A BBC investigation into game addiction has sparked a retaliation by Blizzard and the UK's TIGA.
Tonight BBC's "investigative" Panorama TV show is scheduled to reveal the hidden psychological devices in games "that are designed to keep us coming back for more." Annoyed already? Join the club. The "Panorama: Addicted to Games?" episode has already sparked controversy and it hasn't even aired, provoking retaliations by Blizzard Entertainment and the trade association representing the UK's games industry, TIGA.

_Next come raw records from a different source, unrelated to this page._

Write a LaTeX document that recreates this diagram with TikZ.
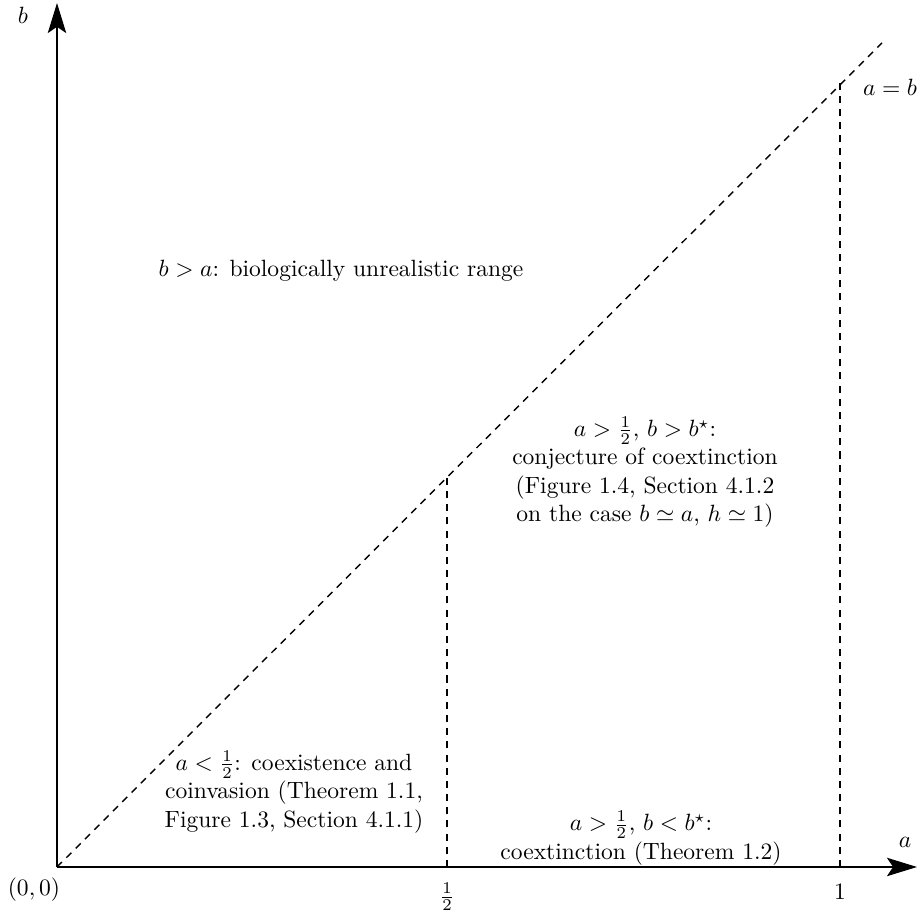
\documentclass[tikz,border=0pt]{standalone}
\usetikzlibrary{arrows.meta}
\begin{document}
\begin{tikzpicture}[x=0.425pt,y=-0.425pt,
  axis/.style={line width=0.85pt,-{Stealth[length=12.75pt,width=7.8pt,inset=2.6pt]}},
  guide/.style={line width=0.6pt,dash pattern=on 3pt off 2.6pt},
  region/.style={align=center,inner sep=0pt},
  lbl/.style={inner sep=0pt}]
\path[use as bounding box] (0,0) rectangle (921,915);
\coordinate (O) at (57,867);
\coordinate (XE) at (917,867);
\coordinate (YE) at (57,3);
\coordinate (DE) at (882,43);
\coordinate (HT) at (447,478);
\coordinate (HB) at (447,867);
\coordinate (UT) at (840,83);
\coordinate (UB) at (840,867);
\draw[guide] (O) -- (DE);
\draw[guide] (HB) -- (HT);
\draw[guide] (UB) -- (UT);
\draw[axis] (O) -- (XE);
\draw[axis] (O) -- (YE);
\node[lbl] (lb) at (23,15) {$b$};
\node[lbl] (la) at (905,842) {$a$};
\node[lbl] (lab) at (890,87) {$a=b$};
\node[lbl] (l00) at (34,890) {$(0,0)$};
\node[lbl] (lhalf) at (447,897) {$\frac{1}{2}$};
\node[lbl] (lone) at (840,892) {$1$};
\node[region] (rup) at (341,271) {$b>a$: biologically unrealistic range};
\node[region] (rmid) at (645,472) {$a>\frac{1}{2}$, $b>b^\star$:\\ conjecture of coextinction\\ (Figure 1.4, Section 4.1.2\\ on the case $b\simeq a$, $h\simeq 1$)};
\node[region] (rleft) at (294,792) {$a<\frac{1}{2}$: coexistence and\\ coinvasion (Theorem 1.1,\\ Figure 1.3, Section 4.1.1)};
\node[region] (rright) at (641,838) {$a>\frac{1}{2}$, $b<b^\star$:\\ coextinction (Theorem 1.2)};
\end{tikzpicture}
\end{document}
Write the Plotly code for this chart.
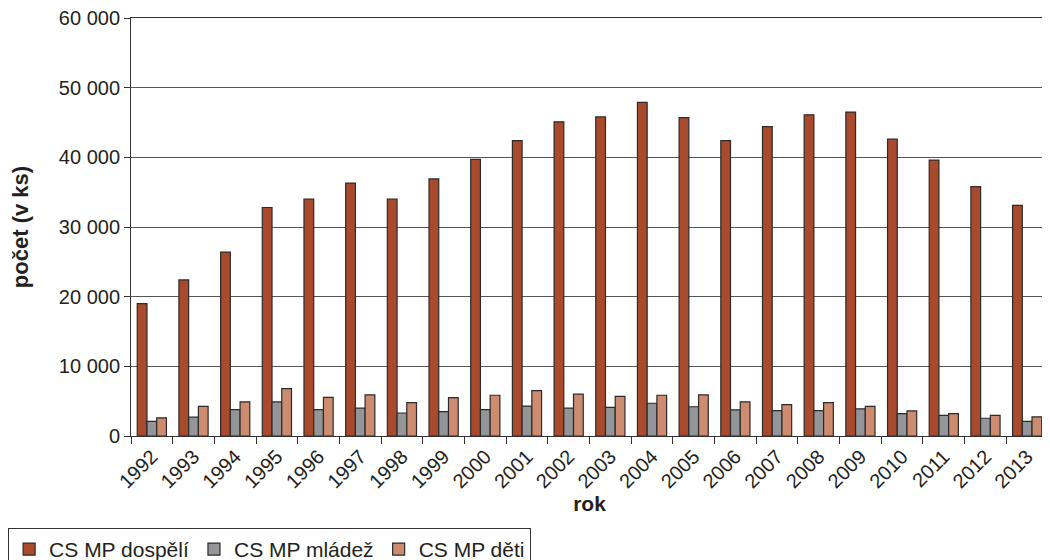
import plotly.graph_objects as go

years = [str(y) for y in range(1992, 2014)]
dospeli = [19000, 22400, 26400, 32800, 34000, 36300, 34000, 36900, 39700, 42400, 45100,
           45800, 47900, 45700, 42400, 44400, 46100, 46500, 42600, 39600, 35800, 33100]
mladez = [2100, 2700, 3800, 4900, 3800, 4000, 3300, 3500, 3800, 4300, 4000,
          4100, 4700, 4200, 3750, 3650, 3650, 3900, 3200, 2950, 2550, 2100]
deti = [2600, 4250, 4900, 6800, 5550, 5900, 4800, 5500, 5850, 6500, 6000,
        5700, 5850, 5900, 4900, 4500, 4800, 4250, 3600, 3200, 2950, 2750]
y_ticks = [0, 10000, 20000, 30000, 40000, 50000, 60000]

series = [("CS MP dospělí", dospeli, "#A84A2B"),
          ("CS MP mládež", mladez, "#939598"),
          ("CS MP děti", deti, "#CD8B6F")]

fig = go.Figure()
for name, vals, col in series:
    fig.add_trace(go.Bar(x=years, y=vals, name=name, marker_color=col,
                         marker_line=dict(color="#2b2b2b", width=1.2)))

font = "Liberation Sans, Arial, sans-serif"
fig.update_layout(
    width=1042, height=552,
    margin=dict(l=123, r=2, t=10, b=124, autoexpand=False),
    paper_bgcolor="white", plot_bgcolor="white",
    barmode="group", bargap=0.30, bargroupgap=0,
    separators=", ",
    font=dict(family=font, size=20, color="#231f20"),
    showlegend=True,
    legend=dict(orientation="h", x=-0.134, xanchor="left",
                y=-0.22, yanchor="top", bordercolor="#333", borderwidth=1,
                font=dict(size=21), tracegroupgap=0,
                traceorder="normal"),
)
fig.update_xaxes(
    type="category", tickangle=-45, ticks="outside", tickson="boundaries",
    ticklen=7, tickcolor="#333", showline=True, linecolor="#333", linewidth=1,
    mirror=True,
    tickfont=dict(size=20), automargin=False,
    title=dict(text="<b>rok</b>", font=dict(size=21), standoff=2),
)
fig.update_yaxes(
    range=[0, 60000], tickvals=y_ticks, tickformat=",d",
    ticks="outside", ticklen=6, tickcolor="#333", ticklabeloverflow="allow",
    showline=True, linecolor="#333", linewidth=1,
    showgrid=True, gridcolor="#555", gridwidth=1, zeroline=False,
    tickfont=dict(size=20), automargin=False,
    title=dict(text="<b>počet (v ks)</b>", font=dict(size=22), standoff=25),
)

fig.write_html("out.html")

"What we can say is that there is absolutely no proven link between video games and addiction," said Dr. Richard Wilson, TIGA CEO, in a statement. "The World Health Organization has no official medical diagnosis of video games addiction. Playing games is a hobby and people can certainly become passionate about them. This is no different from a passion for a particular book, TV program or sport."
He goes on to talk about how the Nintendo Wii and Microsoft's Kinect can improve fitness, and that a fifth of UK's developers create educational titles. "There is a world of difference between people who claim, in the colloquial non medical sense, that they are addicted to games, music, football or a TV program and people who are clinically addicted, in scientific parlance, to drugs or alcohol. People may claim to be addicted to something like games or football, but in most cases they are not," he added.
Blizzard also issued a statement ahead of tonight's airing, saying that its games are designed to be fun, however like all forms of entertainment, day-to-day life should always take precedence. "World of Warcraft contains practical tools that assist players and parents in monitoring playing time," the company said.
So what's ruffled everyone's feathers? The reporter behind the investigation, Raphael Rowe, told CVG that he spoke to numerous young gamers about their "addiction." One Call of Duty player revealed that he engages in 12-hour sessions or overnighters; another gamer admits to skipping school for weeks at a time just to play Blizzard's MMORPG, world of Warcraft.
But in addition to the gamer testimonies, Rowe also said that a developer showed him "some of the invisible psychological devices in video games which keep players wanting more."
Panorama: Addicted to Games? is on BBC One and BBC One HD tonight at 8:30pm. So far it's not appearing on BBC America's schedule, so we may need to wait for the rerun to discover what new villains in the gaming industry are eating our brain cells and draining our souls.